Political parties can’t use public funds, govt machinery to promote poll symbol, orders ECOctober 8, 2016
The Election Commission (EC) has said that no political party will be allowed to use public funds and government machinery to carry out activities that amount to advertisement for it.
The Commission directed on Friday that no political party shall henceforth either use or allow the use of any public funds or public place or government machinery for carrying out any activity that will amount to advertisement for the party or propagating the election symbol allotted to the party.
“The Commission has directed that no political party shall henceforth either use or allow the use of any public funds or public place or government machinery for carrying out any activity that would amount to advertisement for the party or propagating the election symbol allotted to the party,” the EC said in a letter sent to the presidents/general secretaries of all recognised national and state political parties yesterday.

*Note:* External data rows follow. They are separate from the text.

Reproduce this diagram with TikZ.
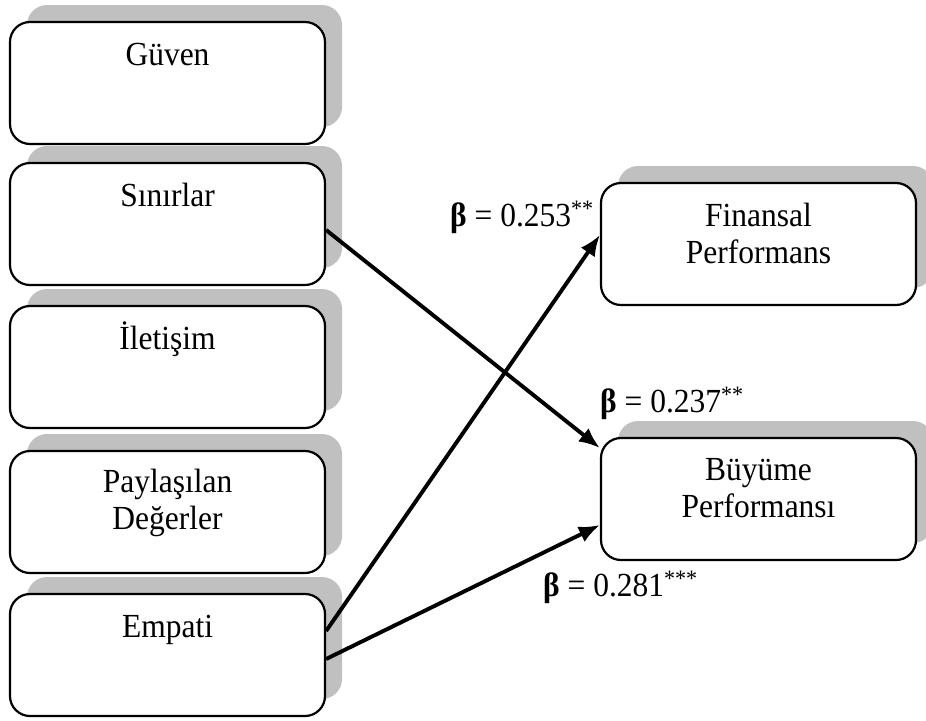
\documentclass[tikz,border=0pt]{standalone}
\usepackage{fontspec}
\usepackage{graphicx}
\setmainfont{Liberation Serif}
\usetikzlibrary{arrows.meta,shadows}
\definecolor{shadowgray}{RGB}{192,192,192}
\newcommand{\bigtext}{\fontsize{31.5}{34}\selectfont}
\newcommand{\tallen}[1]{\scalebox{1}[1.07]{#1}}
\newcommand{\boxlines}[1]{\tallen{\parbox[t]{300pt}{\centering #1}}}
\begin{document}
\begin{tikzpicture}[x=1pt,y=-1pt,
  varbox/.style={draw=black, line width=2.2pt, rounded corners=20pt, fill=white,
    minimum width=315pt, minimum height=122pt, inner sep=0pt,
    general shadow={fill=shadowgray, draw=none, shadow xshift=17pt, shadow yshift=17pt}},
  boxtext/.style={anchor=base, inner sep=0pt, font=\bigtext},
  coef/.style={anchor=base west, inner sep=0pt, font=\bigtext},
  path/.style={line width=3.9pt, -{Latex[length=21pt,width=17pt]}}
]
\useasboundingbox (0,0) rectangle (926,720);

% independent variables (left column)
\node[varbox] (guven) at (167.5,83) {};
\node[varbox] (sinir) at (167.5,224) {};
\node[varbox] (iletisim) at (167.5,367) {};
\node[varbox] (degerler) at (167.5,512) {};
\node[varbox] (empati) at (167.5,655) {};

% outcome variables (right column)
\node[varbox] (finans) at (758.5,244) {};
\node[varbox] (buyume) at (758.5,499) {};

% box titles
\node[boxtext] (tguven) at ([yshift=-45pt]guven.north) {\boxlines{Güven}};
\node[boxtext] (tsinir) at ([yshift=-45pt]sinir.north) {\boxlines{Sınırlar}};
\node[boxtext] (tiletisim) at ([yshift=-45pt]iletisim.north) {\boxlines{İletişim}};
\node[boxtext] (tdegerler) at ([yshift=-43pt]degerler.north) {\boxlines{Paylaşılan\\Değerler}};
\node[boxtext] (tempati) at ([yshift=-45pt]empati.north) {\boxlines{Empati}};
\node[boxtext] (tfinans) at ([yshift=-45pt]finans.north) {\boxlines{Finansal\\Performans}};
\node[boxtext] (tbuyume) at ([yshift=-44pt]buyume.north) {\boxlines{Büyüme\\Performansı}};

% significant paths
\draw[path] ([yshift=-6pt]sinir.east) -- ([yshift=51pt]buyume.west);
\draw[path] ([yshift=24pt]empati.east) -- ([yshift=9pt]finans.west);
\draw[path] ([yshift=-4pt]empati.east) -- ([yshift=-26pt]buyume.west);

% path coefficients
\node[coef] (c1) at (450,226) {\tallen{\textbf{β} = 0.253\textsuperscript{**}}};
\node[coef] (c2) at (600,412) {\tallen{\textbf{β} = 0.237\textsuperscript{**}}};
\node[coef] (c3) at (543,596) {\tallen{\textbf{β} = 0.281\textsuperscript{***}}};
\end{tikzpicture}
\end{document}
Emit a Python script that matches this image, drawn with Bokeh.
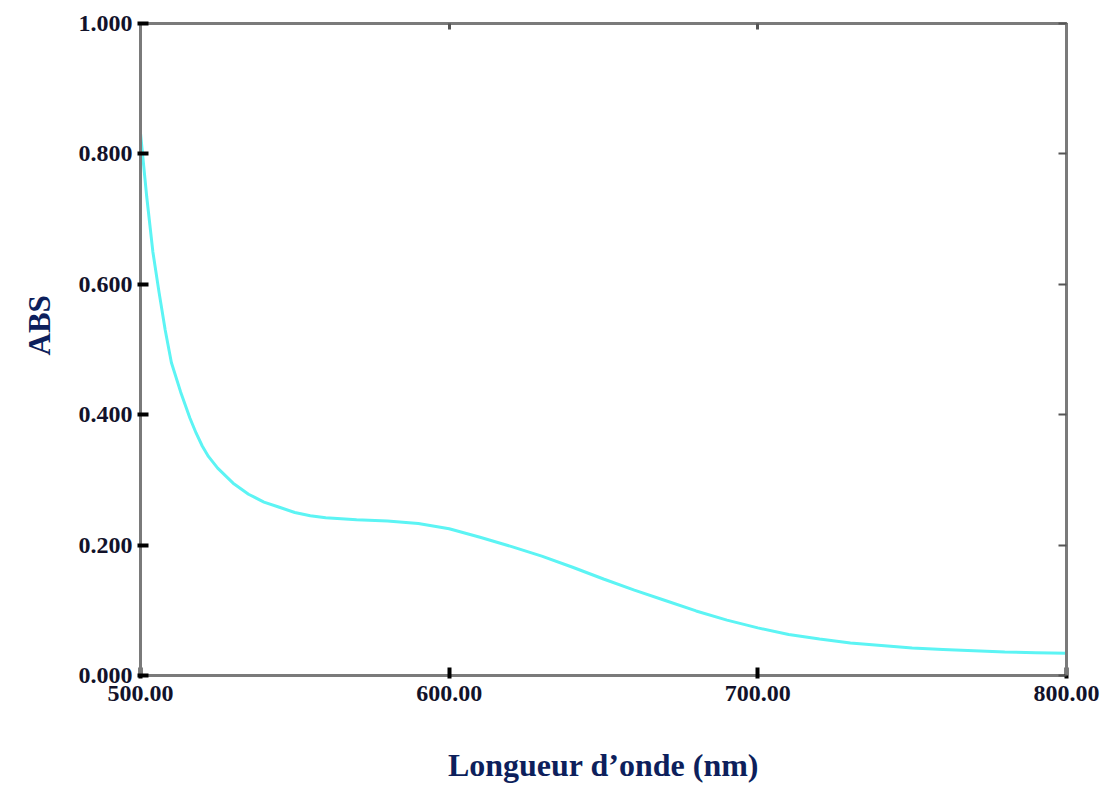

“The Commission is of the view that utilising public funds/public place for promoting any politial party or propagating its election symbol would be antithetical to the concept of free and fair election and the principle of level playing field for all stakeholders,” it said adding that any violation of its direction would be trated as violation of lawful direction of the Commission within the meaning of Paragraph 16A of the Election Symbols (Reservation & Allotment) Order, 1968.
The commission also clarified that any violation of the directions will be treated as violation of a lawful direction of the Commission.
The development comes following a judgement of the Delhi High Court which had in July remanded back to the poll panel a plea seeking cancellation of Bahujan Samaj Party symbol ‘elephant’ for alleged misuse of public funds by the erstwhile Mayawati government in installing its statues across the state.
In the run up to 2012 assembly election in Uttar Pradesh, the EC had ordered all statues of elephants erected by the then Mayawati-led BSP government to be covered to ensure ‘a level playing field for all the contesting parties’.